By Kassidy Christensen

March 16, 2017 12:00 AM

IT'S MY LINE Alex McDonald (centre) was brought up on stage in the second half to perform a scene alongside Colin Mochrie (right), Andrew Barber and Angela Galanopoulos (left). KASSIDY CHRISTENSEN LLS PHOTO

The Lloydminster Community High School (LCHS) Drama department and Barons’ Court Theatre put on their annual The Last Laugh: Improv Show & Fundraiser Sunday night with some special improv performers gracing the stage.
Three Vancouver TheatreSports League performers, Scott Patey, Andrew Barber and Angela Galanopoulos and Canadian comedy icon Colin Mochrie joined the high school improv troupe for the gut-busting performance.
With the improv show marking Mochrie’s second visit to the Border City, the famous Whose Line Is It Anyway star said he had a lot of fun.
Mochrie said one of the things he is most proud of with Whose Line Is It Anyway is that it got improv into the consciousness of the public.
“It started improv troupes so kids like this get to do improv,” Mochrie said.
“It’s always fun to see, it reminds you of when you first started out, just the fearlessness, and it reminds you of why you got into improv.”
Alex McDonald, Grade 12 LCHS student and senior improviser said it felt really awesome to perform with someone who is a professional improviser.
“I don’t get to perform with other people that aren’t just my fellow improvisers most of the time,” he said.
“That in itself is just really cool to be able to perform with somebody that is just a lot more experienced than myself or my peers.”
McDonald was the recipient of the most valuable improviser of the year award, and Kaitlyn McCallum received the award for most promising improviser of the year.
Later in the show, McDonald was brought up on stage to perform a scene alongside Mochrie, Patey, Barber and Galanopoulos.
Mochrie said he hopes to have taught something during his performance, to which he added with a laugh, “Some good things and bad things.”
“What I hope to teach is I hope to show that when I go out there all I’m doing is having fun,” Mochrie said.
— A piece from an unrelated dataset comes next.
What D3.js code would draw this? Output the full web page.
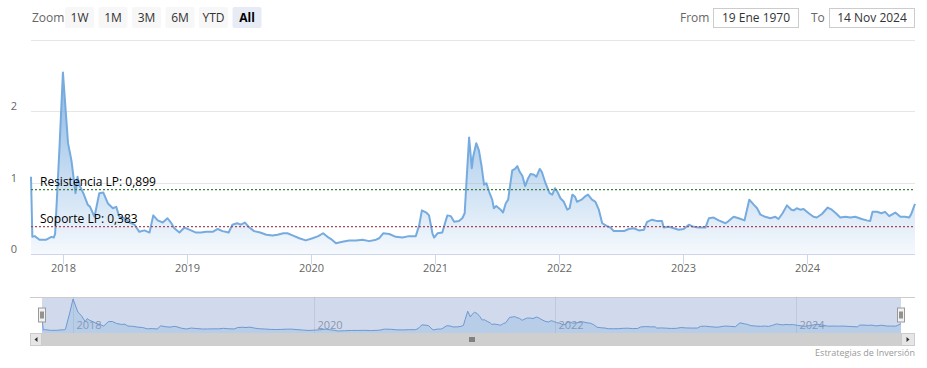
<!DOCTYPE html>
<html>
<head>
<meta charset="utf-8">
<script src="https://cdn.jsdelivr.net/npm/d3@7"></script>
<style>
  body { margin: 0; background: #fff; }
  svg { display: block; font-family: "Open Sans", sans-serif; }
</style>
</head>
<body>
<svg id="chart" width="927" height="368"></svg>
<script>
// weekly-ish readings of the series
const dates = [
  "2017-09-29","2017-10-03","2017-10-10","2017-10-24","2017-11-13","2017-11-28","2017-12-05","2017-12-09","2017-12-22",
  "2018-01-01","2018-01-16","2018-01-26","2018-02-07","2018-02-13","2018-02-19","2018-03-02","2018-03-15","2018-03-22",
  "2018-04-04","2018-04-18","2018-04-30","2018-05-13","2018-05-28","2018-06-07","2018-06-16","2018-07-01","2018-07-16",
  "2018-07-31","2018-08-14","2018-08-29","2018-09-13","2018-09-24","2018-10-07","2018-10-22","2018-11-05","2018-11-15",
  "2018-11-25","2018-12-10","2018-12-25",
  "2019-01-08","2019-01-28","2019-02-12","2019-02-26","2019-03-18","2019-04-02","2019-04-16","2019-05-04","2019-05-15",
  "2019-05-29","2019-06-09","2019-06-21","2019-07-04","2019-07-18","2019-08-05","2019-08-23","2019-09-10","2019-09-25",
  "2019-10-12","2019-10-24","2019-11-08","2019-11-28","2019-12-17",
  "2020-01-06","2020-01-23","2020-02-06","2020-02-19","2020-03-03","2020-03-15","2020-04-03","2020-04-23","2020-05-13",
  "2020-06-01","2020-06-21","2020-07-11","2020-07-20","2020-08-01","2020-08-19","2020-09-07","2020-09-27","2020-10-16",
  "2020-11-05","2020-11-15","2020-11-23","2020-12-06","2020-12-14","2020-12-24","2020-12-29",
  "2021-01-08","2021-01-22","2021-02-06","2021-02-16","2021-02-26","2021-03-12","2021-03-22","2021-03-29","2021-04-03",
  "2021-04-11","2021-04-19","2021-04-23","2021-05-02","2021-05-10","2021-05-18","2021-05-25","2021-06-01","2021-06-09",
  "2021-06-18","2021-06-23","2021-06-30","2021-07-13","2021-07-20","2021-07-28","2021-08-04","2021-08-16","2021-08-24",
  "2021-08-31","2021-09-07","2021-09-15","2021-09-23","2021-10-02","2021-10-09","2021-10-19","2021-10-26","2021-11-05",
  "2021-11-11","2021-11-22","2021-12-04","2021-12-12","2021-12-20","2021-12-27",
  "2022-01-05","2022-01-15","2022-01-25","2022-02-01","2022-02-09","2022-02-17","2022-02-23","2022-03-08","2022-03-20",
  "2022-03-27","2022-04-08","2022-04-18","2022-04-28","2022-05-08","2022-05-22","2022-06-01","2022-06-11","2022-06-26",
  "2022-07-11","2022-07-25","2022-08-09","2022-08-24","2022-09-08","2022-09-17","2022-10-02","2022-10-17","2022-10-31",
  "2022-11-05","2022-11-20","2022-12-05","2022-12-19",
  "2023-01-03","2023-01-18","2023-02-01","2023-02-16","2023-03-08","2023-03-18","2023-04-01","2023-04-16","2023-05-06",
  "2023-05-15","2023-05-30","2023-06-14","2023-07-01","2023-07-15","2023-07-28","2023-08-07","2023-08-17","2023-08-31",
  "2023-09-15","2023-09-30","2023-10-09","2023-10-21","2023-11-03","2023-11-16","2023-11-23","2023-12-02","2023-12-12",
  "2023-12-22",
  "2024-01-06","2024-01-20","2024-01-30","2024-02-14","2024-03-02","2024-03-14","2024-03-26","2024-04-08","2024-04-23",
  "2024-05-08","2024-05-22","2024-06-10","2024-06-25","2024-07-05","2024-07-12","2024-07-25","2024-08-07","2024-08-18",
  "2024-08-30","2024-09-17","2024-10-02","2024-10-16","2024-10-28","2024-11-03","2024-11-14"
];
const values = [
  1.08,0.24,0.25,0.20,0.20,0.24,0.23,0.28,1.50,
  2.54,1.55,1.31,0.85,1.08,0.96,0.85,0.69,0.66,
  0.52,0.85,0.86,0.71,0.64,0.66,0.52,0.50,0.44,
  0.41,0.31,0.33,0.30,0.54,0.47,0.44,0.50,0.44,
  0.36,0.30,0.37,
  0.34,0.30,0.30,0.31,0.31,0.35,0.32,0.30,0.41,
  0.43,0.41,0.44,0.37,0.32,0.30,0.27,0.26,0.27,
  0.29,0.29,0.26,0.22,0.19,
  0.22,0.25,0.29,0.24,0.20,0.15,0.17,0.19,0.19,
  0.20,0.18,0.20,0.22,0.29,0.28,0.24,0.23,0.25,
  0.25,0.40,0.61,0.58,0.54,0.29,0.23,
  0.29,0.30,0.54,0.53,0.45,0.46,0.50,0.57,0.99,
  1.63,1.20,1.36,1.55,1.45,1.22,0.97,0.99,0.87,
  0.76,0.64,0.67,0.62,0.58,0.71,0.76,1.17,1.19,
  1.23,1.15,1.09,0.95,1.06,1.12,1.11,1.08,1.19,
  1.15,0.99,0.85,0.83,0.92,0.87,
  0.78,0.73,0.62,0.64,0.83,0.80,0.73,0.76,0.81,
  0.83,0.76,0.73,0.62,0.43,0.39,0.37,0.32,0.32,
  0.32,0.35,0.36,0.33,0.34,0.45,0.48,0.46,0.46,
  0.37,0.38,0.36,0.34,
  0.35,0.41,0.38,0.37,0.37,0.50,0.51,0.47,0.43,
  0.46,0.52,0.50,0.47,0.76,0.69,0.64,0.55,0.52,
  0.50,0.52,0.49,0.57,0.68,0.62,0.61,0.64,0.62,
  0.63,
  0.57,0.52,0.51,0.56,0.65,0.62,0.57,0.51,0.52,
  0.51,0.52,0.49,0.47,0.46,0.59,0.59,0.57,0.59,
  0.53,0.58,0.52,0.52,0.51,0.56,0.70
];
const levelNames = ["Resistencia LP", "Soporte LP"];
const levelValues = [0.899, 0.383];
const yTickValues = [0, 1, 2, 3];
const zoomButtons = ["1W", "1M", "3M", "6M", "YTD", "All"];
const fromText = "19 Ene 1970";
const toText = "14 Nov 2024";
const creditText = "Estrategias de Inversión";

const parse = d3.timeParse("%Y-%m-%d");
const data = dates.map((d, i) => ({ date: parse(d), value: values[i] }));

const svg = d3.select("#chart");
const defs = svg.append("defs");

let plot = { left: 31, right: 915, top: 39.5, bottom: 254 };
let x = d3.scaleTime().domain(d3.extent(data, d => d.date)).range([plot.left, plot.right]);
let y = d3.scaleLinear().domain([0, 3]).range([plot.bottom, plot.top]);

// area gradient
let grad = defs.append("linearGradient").attr("id", "areaFill")
  .attr("gradientUnits", "userSpaceOnUse")
  .attr("x1", 0).attr("x2", 0).attr("y1", plot.top + 30).attr("y2", plot.bottom);
grad.append("stop").attr("offset", 0).attr("stop-color", "#72a9de").attr("stop-opacity", 0.85);
grad.append("stop").attr("offset", 1).attr("stop-color", "#72a9de").attr("stop-opacity", 0.07);

// gridlines
svg.append("g").selectAll("line")
  .data(yTickValues.filter(v => v > 0))
  .join("line")
    .attr("x1", plot.left).attr("x2", plot.right)
    .attr("y1", d => Math.round(y(d)) + 0.5).attr("y2", d => Math.round(y(d)) + 0.5)
    .style("stroke", "#e6e6e6");

// y labels
svg.append("g").selectAll("text")
  .data(yTickValues.filter(v => v < 3))
  .join("text")
    .attr("x", 14).attr("y", d => y(d) - 1)
    .attr("text-anchor", "middle")
    .style("font-size", "11px").style("fill", "#666")
    .text(d => d);

// series
let area = d3.area().x(d => x(d.date)).y0(plot.bottom).y1(d => y(d.value));
let line = d3.line().x(d => x(d.date)).y(d => y(d.value));
svg.append("path").datum(data).attr("d", area).style("fill", "url(#areaFill)");
svg.append("path").datum(data).attr("d", line)
  .style("fill", "none").style("stroke", "#76abdf").style("stroke-width", 2)
  .style("stroke-linejoin", "round");

// x axis
svg.append("line")
  .attr("x1", plot.left).attr("x2", plot.right)
  .attr("y1", plot.bottom + 0.5).attr("y2", plot.bottom + 0.5)
  .style("stroke", "#ccd6eb");
let years = x.ticks(d3.timeYear.every(1));
let xt = svg.append("g").selectAll("g").data(years).join("g")
  .attr("transform", d => `translate(${Math.round(x(d)) + 0.5},0)`);
xt.append("line").attr("y1", plot.bottom).attr("y2", plot.bottom + 10).style("stroke", "#ccd6eb");
xt.append("text").attr("y", plot.bottom + 18).attr("text-anchor", "middle")
  .style("font-size", "11px").style("fill", "#666")
  .text(d3.timeFormat("%Y"));

// support / resistance
let levelColors = ["#3d7f3d", "#a34a5c"];
levelValues.forEach((v, i) => {
  svg.append("line")
    .attr("x1", plot.left).attr("x2", plot.right)
    .attr("y1", y(v)).attr("y2", y(v))
    .style("stroke", levelColors[i]).style("stroke-width", 1.2)
    .style("stroke-dasharray", "2,2");
  svg.append("text")
    .attr("x", 40).attr("y", y(v) - 4)
    .style("font-size", "12px").style("fill", "#000")
    .text(levelNames[i] + ": " + d3.format(".3f")(v).replace(".", ","));
});

// navigator
let nav = { left: 42, right: 901, top: 297, bottom: 333 };
let xn = d3.scaleTime().domain(x.domain()).range([nav.left, nav.right]);
let yn = d3.scaleLinear().domain(d3.extent(values)).range([331, 299]);

svg.append("line").attr("x1", 30).attr("x2", 915)
  .attr("y1", nav.top + 0.5).attr("y2", nav.top + 0.5).style("stroke", "#ccc");
svg.append("rect")
  .attr("x", nav.left).attr("y", nav.top + 1)
  .attr("width", nav.right - nav.left).attr("height", nav.bottom - nav.top - 1)
  .style("fill", "rgba(102,133,194,0.3)");

let navYears = xn.ticks(d3.timeYear.every(2));
let ng = svg.append("g").selectAll("g").data(navYears).join("g")
  .attr("transform", d => `translate(${Math.round(xn(d)) + 0.5},0)`);
ng.append("line").attr("y1", nav.top).attr("y2", nav.bottom).style("stroke", "rgba(0,0,0,0.08)");
ng.append("text").attr("x", 3).attr("y", 329)
  .style("font-size", "11px").style("fill", "#8a96ad")
  .text(d3.timeFormat("%Y"));

let navArea = d3.area().x(d => xn(d.date)).y0(nav.bottom).y1(d => yn(d.value));
let navLine = d3.line().x(d => xn(d.date)).y(d => yn(d.value));
svg.append("path").datum(data).attr("d", navArea).style("fill", "rgba(111,166,220,0.25)");
svg.append("path").datum(data).attr("d", navLine)
  .style("fill", "none").style("stroke", "#6f98d0").style("stroke-width", 1);

// handles
[nav.left, nav.right].forEach(hx => {
  let h = svg.append("g").attr("transform", `translate(${hx},315)`);
  h.append("rect").attr("x", -3.5).attr("y", -7).attr("width", 7).attr("height", 14)
    .style("fill", "#f2f2f2").style("stroke", "#999");
  h.append("line").attr("x1", -1).attr("x2", -1).attr("y1", -3.5).attr("y2", 3.5).style("stroke", "#333");
  h.append("line").attr("x1", 1).attr("x2", 1).attr("y1", -3.5).attr("y2", 3.5).style("stroke", "#333");
});

// scrollbar
let sb = { top: 333, h: 13 };
svg.append("rect").attr("x", 30).attr("y", sb.top).attr("width", 885).attr("height", sb.h).style("fill", "#f2f2f2");
svg.append("rect").attr("x", nav.left).attr("y", sb.top).attr("width", nav.right - nav.left).attr("height", sb.h)
  .style("fill", "#cfcfcf");
[[30, 12, -1], [nav.right, 14, 1]].forEach(([bx, bw, dir]) => {
  svg.append("rect").attr("x", bx + 0.5).attr("y", sb.top + 0.5).attr("width", bw - 1).attr("height", sb.h - 1)
    .style("fill", "#e6e6e6").style("stroke", "#ccc");
  let cx = bx + bw / 2, cy = sb.top + sb.h / 2;
  svg.append("path")
    .attr("d", `M${cx + dir * 1.5},${cy} L${cx - dir * 1.5},${cy - 2.5} L${cx - dir * 1.5},${cy + 2.5} Z`)
    .style("fill", "#333");
});
let mid = (nav.left + nav.right) / 2;
[-2, 0, 2].forEach(o => {
  svg.append("line").attr("x1", mid + o + 0.5).attr("x2", mid + o + 0.5)
    .attr("y1", sb.top + 4).attr("y2", sb.top + 9).style("stroke", "#333");
});

// credits
svg.append("text").attr("x", 915).attr("y", 356).attr("text-anchor", "end")
  .style("font-size", "9px").style("fill", "#999").text(creditText);

// range selector
svg.append("text").attr("x", 32).attr("y", 22)
  .style("font-size", "12px").style("fill", "#666").text("Zoom");
let btn = svg.append("g").selectAll("g").data(zoomButtons).join("g")
  .attr("transform", (d, i) => `translate(${65 + i * 33.5},7)`);
btn.append("rect").attr("width", 29).attr("height", 21).attr("rx", 2)
  .style("fill", d => d === "All" ? "#e6ebf5" : "#f7f7f7");
btn.append("text").attr("x", 14.5).attr("y", 15).attr("text-anchor", "middle")
  .style("font-size", "12px")
  .style("font-weight", d => d === "All" ? "bold" : "normal")
  .style("fill", d => d === "All" ? "#000" : "#333")
  .text(d => d);

svg.append("text").attr("x", 680).attr("y", 22)
  .style("font-size", "12px").style("fill", "#666").text("From");
svg.append("text").attr("x", 811).attr("y", 22)
  .style("font-size", "12px").style("fill", "#666").text("To");
[[713, fromText], [829, toText]].forEach(([bx, t]) => {
  svg.append("rect").attr("x", bx + 0.5).attr("y", 8.5).attr("width", 85).attr("height", 19)
    .style("fill", "#fff").style("stroke", "#ccc");
  svg.append("text").attr("x", bx + 43).attr("y", 22).attr("text-anchor", "middle")
    .style("font-size", "12px").style("fill", "#333").text(t);
});
</script>
</body>
</html>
“My main objective is to go out there with absolutely nothing and just depend on the people I’m working with and myself to make some things work,” he said.
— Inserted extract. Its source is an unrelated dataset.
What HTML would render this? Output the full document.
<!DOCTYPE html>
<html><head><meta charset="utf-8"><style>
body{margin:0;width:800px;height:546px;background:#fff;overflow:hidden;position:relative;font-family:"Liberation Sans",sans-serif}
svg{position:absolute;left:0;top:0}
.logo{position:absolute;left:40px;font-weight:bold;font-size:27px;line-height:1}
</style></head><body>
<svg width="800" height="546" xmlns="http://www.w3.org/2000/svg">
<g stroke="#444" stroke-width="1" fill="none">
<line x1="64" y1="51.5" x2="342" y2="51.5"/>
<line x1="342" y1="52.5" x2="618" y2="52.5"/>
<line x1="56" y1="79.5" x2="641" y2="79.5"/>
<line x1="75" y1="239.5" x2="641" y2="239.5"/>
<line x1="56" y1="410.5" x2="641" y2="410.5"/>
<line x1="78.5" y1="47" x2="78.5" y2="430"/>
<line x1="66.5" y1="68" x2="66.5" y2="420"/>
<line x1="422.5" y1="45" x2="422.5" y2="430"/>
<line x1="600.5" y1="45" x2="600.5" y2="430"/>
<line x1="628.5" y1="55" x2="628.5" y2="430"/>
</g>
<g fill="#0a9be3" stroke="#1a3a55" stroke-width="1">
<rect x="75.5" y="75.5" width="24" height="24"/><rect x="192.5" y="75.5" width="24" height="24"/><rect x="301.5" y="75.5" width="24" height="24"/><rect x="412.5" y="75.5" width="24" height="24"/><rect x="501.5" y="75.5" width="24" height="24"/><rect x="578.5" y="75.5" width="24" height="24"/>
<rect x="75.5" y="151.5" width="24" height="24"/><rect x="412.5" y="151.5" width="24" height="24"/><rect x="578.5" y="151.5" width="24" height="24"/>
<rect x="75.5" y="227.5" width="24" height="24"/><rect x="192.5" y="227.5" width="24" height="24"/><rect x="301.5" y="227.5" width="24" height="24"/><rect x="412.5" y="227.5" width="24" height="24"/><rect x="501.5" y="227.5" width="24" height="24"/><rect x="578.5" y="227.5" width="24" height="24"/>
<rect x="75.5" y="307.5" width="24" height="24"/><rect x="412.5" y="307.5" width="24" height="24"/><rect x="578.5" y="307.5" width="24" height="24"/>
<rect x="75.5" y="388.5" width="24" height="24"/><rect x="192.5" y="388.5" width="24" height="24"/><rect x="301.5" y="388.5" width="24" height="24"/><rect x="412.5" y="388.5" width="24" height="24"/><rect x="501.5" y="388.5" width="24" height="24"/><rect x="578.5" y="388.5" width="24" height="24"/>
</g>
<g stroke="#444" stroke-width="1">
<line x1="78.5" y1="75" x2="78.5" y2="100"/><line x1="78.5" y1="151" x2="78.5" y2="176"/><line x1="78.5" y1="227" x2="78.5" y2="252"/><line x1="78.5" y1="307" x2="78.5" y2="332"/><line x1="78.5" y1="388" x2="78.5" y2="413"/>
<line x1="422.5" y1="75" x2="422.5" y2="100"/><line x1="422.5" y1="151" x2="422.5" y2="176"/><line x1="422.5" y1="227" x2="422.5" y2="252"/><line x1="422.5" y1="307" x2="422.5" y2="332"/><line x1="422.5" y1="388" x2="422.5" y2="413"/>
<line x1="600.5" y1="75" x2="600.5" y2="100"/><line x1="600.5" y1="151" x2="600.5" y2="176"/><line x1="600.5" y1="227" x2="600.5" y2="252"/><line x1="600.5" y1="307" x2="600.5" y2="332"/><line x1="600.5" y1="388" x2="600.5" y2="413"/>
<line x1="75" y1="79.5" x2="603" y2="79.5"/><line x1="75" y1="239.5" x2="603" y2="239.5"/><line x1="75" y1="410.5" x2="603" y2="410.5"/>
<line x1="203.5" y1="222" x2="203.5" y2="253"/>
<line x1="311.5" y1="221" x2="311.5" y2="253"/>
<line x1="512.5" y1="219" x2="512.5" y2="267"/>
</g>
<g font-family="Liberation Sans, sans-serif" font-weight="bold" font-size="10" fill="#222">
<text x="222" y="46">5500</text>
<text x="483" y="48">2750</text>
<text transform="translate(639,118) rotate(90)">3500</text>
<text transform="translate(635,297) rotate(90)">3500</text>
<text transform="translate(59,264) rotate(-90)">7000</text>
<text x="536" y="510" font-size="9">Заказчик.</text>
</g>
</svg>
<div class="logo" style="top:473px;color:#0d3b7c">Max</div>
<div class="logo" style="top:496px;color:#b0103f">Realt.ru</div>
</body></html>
Mochrie added he works towards being as relaxed as he can on stage because that’s when he’s most open to everything that’s happening.
“I like to have fun and with the guys I was working with tonight it’s always fun working with them,” Mochrie said.
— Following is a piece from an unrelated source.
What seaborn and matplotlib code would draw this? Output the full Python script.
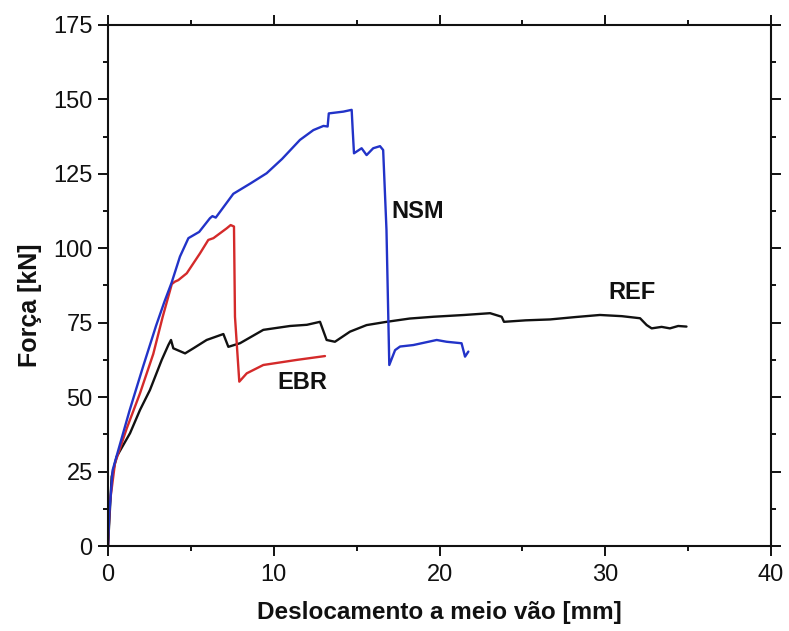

Patey said being able to perform with Mochrie was fantastic, and said he used to watch Whose Line Is It Anyway with his brother in their Lloydminster home, looking up to the stars of the show as idols.
Patey has had the opportunity to perform with Mochrie before, and said it was a check off his improv bucket list.
“To be able to bring him here and to share that with the students was unbelievable,” Patey said.
With a nearly full house at the Vic Juba Community Theatre, Mochrie said he is used to performing in front of large audiences in large venues, but said he loves the smaller theatres.
“When I started out, it was usually (a) 150 seat theatre, and you’re right there with the audience,” Mochrie said.
Calling improv more of an intimate art, Mochrie said he loves feeling closer to the audiences.
“You really feel their energy and you feed off of it.”
McDonald said the number of people who attended was “really awesome,” adding the group is used to their little black box theatre at LCHS.
“Having that many people that came here and paid for a ticket was really awesome,” McDonald said.
“The crowd was just really loving it and that’s always super important that the audience is just invested in the moment.”
Mochrie said he hopes improvisers take away from the performance that improv can be done anywhere.
“As long as you have an audience that’s all you need,” he said.